Classic rock doesn't have to be face-melting guitar, booming bass and five-minute drum solos. There might be something sophisticated, complicated and, well, classical in the KQDS playlist, right?
A new-look Foreigner plowed its heavy rock catalog head-on into an 18-piece orchestra for nearly two hours Wednesday night at the Duluth Entertainment Convention Center's Symphony Hall. The show, one of just nine stops in the United States, turned out to be a unique and highly entertaining night of music for the nearly sold out crowd.
Call the show a rockestra.
"It's been a great challenge and very interesting to us," singer Kelly Hansen told the audience during a pre-concert introduction. "But it's still a rock show."
The current Foreigner lineup is led by its only founding member: guitarist and songwriter Mick Jones. Teaming with orchestra leader Dave Eggar, Jones reworked 12 of the band's biggest hits, putting a fresh coat of paint on songs that became a soundtrack for a generation.
For example, "Feels Like the First TIme," the band's 1977 debut single, still had the slow-motion guitar crunch and twirling synthesizers but the backing orchestra added a more heroic dimension. Another early hit, "Cold As Ice," replaced a piano line with strings.
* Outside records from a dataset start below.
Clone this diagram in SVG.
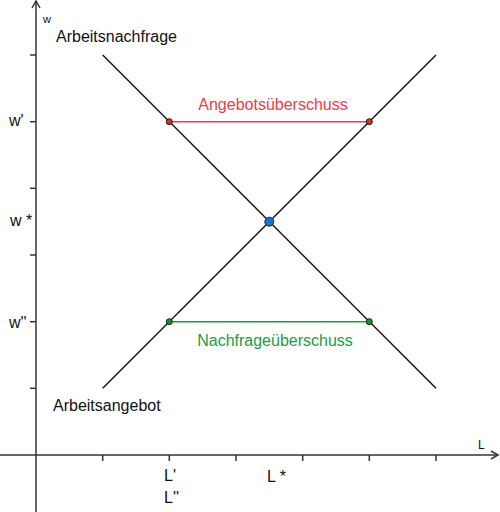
<svg xmlns="http://www.w3.org/2000/svg" width="500" height="512" viewBox="0 0 500 512">
<style>
.axis{stroke:#333;stroke-width:1.5;fill:none}
.tick{stroke:#333;stroke-width:1.5}
.curve{stroke:#111;stroke-width:1.4;fill:none}
text{font-family:"Liberation Sans",Arial,sans-serif;font-size:16px;fill:#111}
.red{fill:#e8404a}
.green{fill:#1e9a45}
</style>
<defs>
<marker id="arr" markerWidth="10" markerHeight="10" refX="8" refY="5" orient="auto" markerUnits="userSpaceOnUse">
<path d="M1,1 L8,5 L1,9" fill="none" stroke="#333" stroke-width="1.5"/>
</marker>
</defs>
<rect width="500" height="512" fill="#fff"/>
<g id="axes">
<line class="axis" x1="36" y1="512" x2="36" y2="1" marker-end="url(#arr)"/>
<line class="axis" x1="0" y1="455" x2="498" y2="455" marker-end="url(#arr)"/>
<g class="tick">
<line x1="30" y1="55" x2="36" y2="55"/>
<line x1="30" y1="121.7" x2="36" y2="121.7"/>
<line x1="30" y1="188.3" x2="36" y2="188.3"/>
<line x1="30" y1="255" x2="36" y2="255"/>
<line x1="30" y1="321.7" x2="36" y2="321.7"/>
<line x1="30" y1="388.3" x2="36" y2="388.3"/>
<line x1="102.7" y1="455" x2="102.7" y2="461"/>
<line x1="169.3" y1="455" x2="169.3" y2="461"/>
<line x1="236" y1="455" x2="236" y2="461"/>
<line x1="302.7" y1="455" x2="302.7" y2="461"/>
<line x1="369.3" y1="455" x2="369.3" y2="461"/>
<line x1="436" y1="455" x2="436" y2="461"/>
</g>
<text x="43" y="23" style="font-size:11px">w</text>
<text x="478" y="449" style="font-size:12px">L</text>
<text x="9" y="126">w'</text>
<text x="10" y="226">w *</text>
<text x="9" y="328">w''</text>
<text x="164" y="481">L'</text>
<text x="164" y="503">L''</text>
<text x="267" y="482">L *</text>
</g>
<g id="connectors">
<line class="curve" x1="102.7" y1="55" x2="436" y2="388.3"/>
<line class="curve" x1="102.7" y1="388.3" x2="436" y2="55"/>
<line x1="169.3" y1="121.7" x2="369.3" y2="121.7" stroke="#e8404a" stroke-width="1.5"/>
<line x1="169.3" y1="321.7" x2="369.3" y2="321.7" stroke="#1e9a45" stroke-width="1.5"/>
</g>
<g id="demand"><text x="56" y="42">Arbeitsnachfrage</text></g>
<g id="supply"><text x="53" y="411">Arbeitsangebot</text></g>
<g id="surplus"><text class="red" x="273" y="110" text-anchor="middle">Angebotsüberschuss</text>
<circle cx="169.3" cy="121.7" r="3" fill="#c0392b" stroke="#3a1010" stroke-width="1"/>
<circle cx="369.3" cy="121.7" r="3" fill="#c0392b" stroke="#3a1010" stroke-width="1"/></g>
<g id="shortage"><text class="green" x="275" y="346" text-anchor="middle">Nachfrageüberschuss</text>
<circle cx="169.3" cy="321.7" r="3" fill="#1e8a3a" stroke="#0f2a14" stroke-width="1"/>
<circle cx="369.3" cy="321.7" r="3" fill="#1e8a3a" stroke="#0f2a14" stroke-width="1"/></g>
<g id="equilibrium"><circle cx="269.3" cy="221.7" r="4.5" fill="#1f6fd0" stroke="#0d2a50" stroke-width="1"/></g>
</svg>
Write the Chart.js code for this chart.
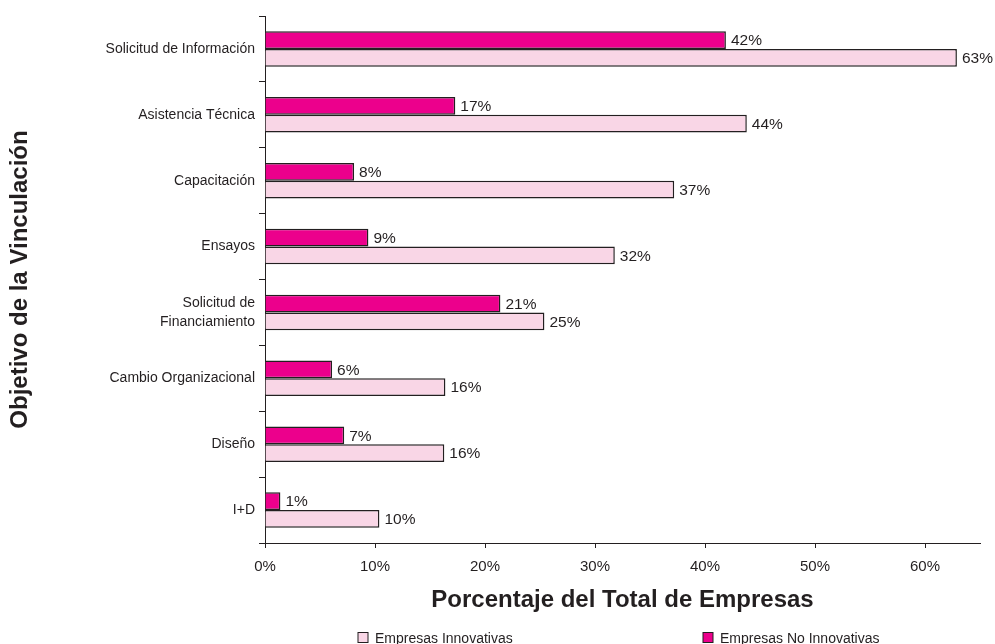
<!DOCTYPE html>
<html>
<head>
<meta charset="utf-8">
<title>Objetivo de la Vinculación</title>
<script src="https://cdn.jsdelivr.net/npm/chart.js@4.4.1/dist/chart.umd.min.js"></script>
<style>
  html, body { margin: 0; padding: 0; background: #fff; }
  #wrap { position: relative; width: 995px; height: 644px; }
</style>
</head>
<body>
<div id="wrap"><canvas id="chart" width="995" height="644"></canvas></div>
<script>
// datos del gráfico
const categorias = ['Solicitud de Información', 'Asistencia Técnica', 'Capacitación', 'Ensayos',
    ['Solicitud de', 'Financiamiento'], 'Cambio Organizacional', 'Diseño', 'I+D'];
const noInnovativas = [41.9, 17.3, 8.1, 9.4, 21.4, 6.1, 7.2, 1.4];
const innovativas = [62.9, 43.8, 37.2, 31.8, 25.4, 16.4, 16.3, 10.4];
const ticksX = [0, 10, 20, 30, 40, 50, 60];

const INK = '#231f20';
const MAGENTA = '#ec008c';
const ROSA = '#f9d6e6';
const FONT = '"Liberation Sans", Arial, sans-serif';

Chart.defaults.font.family = FONT;
Chart.defaults.color = INK;

// etiquetas de valor al final de cada barra
const valueLabels = {
    id: 'valueLabels',
    afterDatasetsDraw(chart) {
        const ctx = chart.ctx;
        ctx.save();
        ctx.font = '15.5px ' + FONT;
        ctx.fillStyle = INK;
        ctx.textAlign = 'left';
        ctx.textBaseline = 'middle';
        chart.data.datasets.forEach((ds, i) => {
            chart.getDatasetMeta(i).data.forEach((bar, j) => {
                ctx.fillText(Math.round(ds.data[j]) + '%', bar.x + 5, bar.y + 1);
            });
        });
        ctx.restore();
    }
};

// leyenda abajo, con el orden y la separación del original
const legendaAbajo = {
    id: 'legendaAbajo',
    afterDraw(chart) {
        const ctx = chart.ctx;
        const items = [
            { ds: chart.data.datasets[1], x: 358 },
            { ds: chart.data.datasets[0], x: 703 }
        ];
        ctx.save();
        ctx.font = '14px ' + FONT;
        ctx.textBaseline = 'alphabetic';
        ctx.textAlign = 'left';
        items.forEach(it => {
            ctx.fillStyle = it.ds.backgroundColor;
            ctx.fillRect(it.x, 632.5, 10, 10);
            ctx.strokeStyle = INK;
            ctx.lineWidth = 1;
            ctx.strokeRect(it.x, 632.5, 10, 10);
            ctx.fillStyle = INK;
            ctx.fillText(it.ds.label, it.x + 17, 643);
        });
        ctx.restore();
    }
};

new Chart(document.getElementById('chart'), {
    type: 'bar',
    data: {
        labels: categorias,
        datasets: [
            { label: 'Empresas No Innovativas', data: noInnovativas, backgroundColor: MAGENTA, borderColor: INK, borderWidth: 1.5 },
            { label: 'Empresas Innovativas', data: innovativas, backgroundColor: ROSA, borderColor: INK, borderWidth: 1.5 }
        ]
    },
    options: {
        indexAxis: 'y',
        responsive: false,
        animation: false,
        categoryPercentage: 0.54,
        barPercentage: 1,
        layout: { padding: { top: 16, right: 15, bottom: 29, left: 0 } },
        plugins: { legend: { display: false }, tooltip: { enabled: false } },
        scales: {
            x: {
                min: 0, max: 65,
                afterBuildTicks: s => { s.ticks = ticksX.map(v => ({ value: v })); },
                grid: { drawOnChartArea: false, tickLength: 5, color: INK },
                border: { color: INK, width: 1 },
                ticks: { font: { size: 15 }, color: INK, padding: 10, callback: v => v + '%' },
                title: { display: true, text: 'Porcentaje del Total de Empresas', color: INK,
                    font: { size: 24, weight: 'bold' }, padding: { top: 0, bottom: 0 } },
                afterFit: s => { s.height = 72; }
            },
            y: {
                grid: { drawOnChartArea: false, tickLength: 6, color: INK, offset: true },
                border: { color: INK, width: 1 },
                ticks: { font: { size: 14, lineHeight: 1.35 }, color: INK, padding: 4 },
                title: { display: true, text: 'Objetivo de la Vinculación', color: INK,
                    font: { size: 24, weight: 'bold' }, padding: { top: 6, bottom: 0 } },
                afterFit: s => { s.width = 265; }
            }
        }
    },
    plugins: [valueLabels, legendaAbajo]
});
</script>
</body>
</html>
The crowd didn't seem to mind, as everyone was on their feet.
The orchestra, perched behind the band on risers, featured a harp, a horn and a dancing conductor. Cellos spun like tops and a violin player pumped her fist after a soaring introduction to the rocker "Double Vision."
Of course there was the microphone swinging and dueling guitar solos expected at a classic rock show, but this was not 1982. The band played warm and heartfelt acoustic versions of two songs while seated on white bar chairs.
Hansen, wearing a pink sport coat, white shirt and puffy black scarf, may have looked like Steven Tyler, but his voice was as big and smooth as original Foreigner singer Lou Gramm. He jumped into the crowd, ran across the stage and supplied a rock 'n' roll spark all night.
Midway through the show, Jones explained, in his proper British accent, how his stepson, red-hot pop producer Mark Ronson, helped rearrange the song "Fool For You Anyway." A five-piece horn section delivered a roaring backdrop to the song and brought the total number of musicians on the stage to 29.
Of course, not every experiment works. Set closer "Jukebox Hero" received an overlong orchestral introduction complete with a misplaced trumpet solo and felt a little too much like it belonged in a Broadway musical.
The encore made up for it though.
A Duluth Denfeld High School vocal choir called Maroon 16, which won an online voting contest, backed the band on its classic 1984 chart topper "I Want to Know What Love Is." Instead of black gowns and a formal choir presentation, the group dressed in plaid shirts and swayed through the instantly recognizable power ballad. The crowd joined in as the uplifting chorus was repeated multiple times.
"Thank you for letting us do something different," said Hansen, as the band took a group bow to close the night.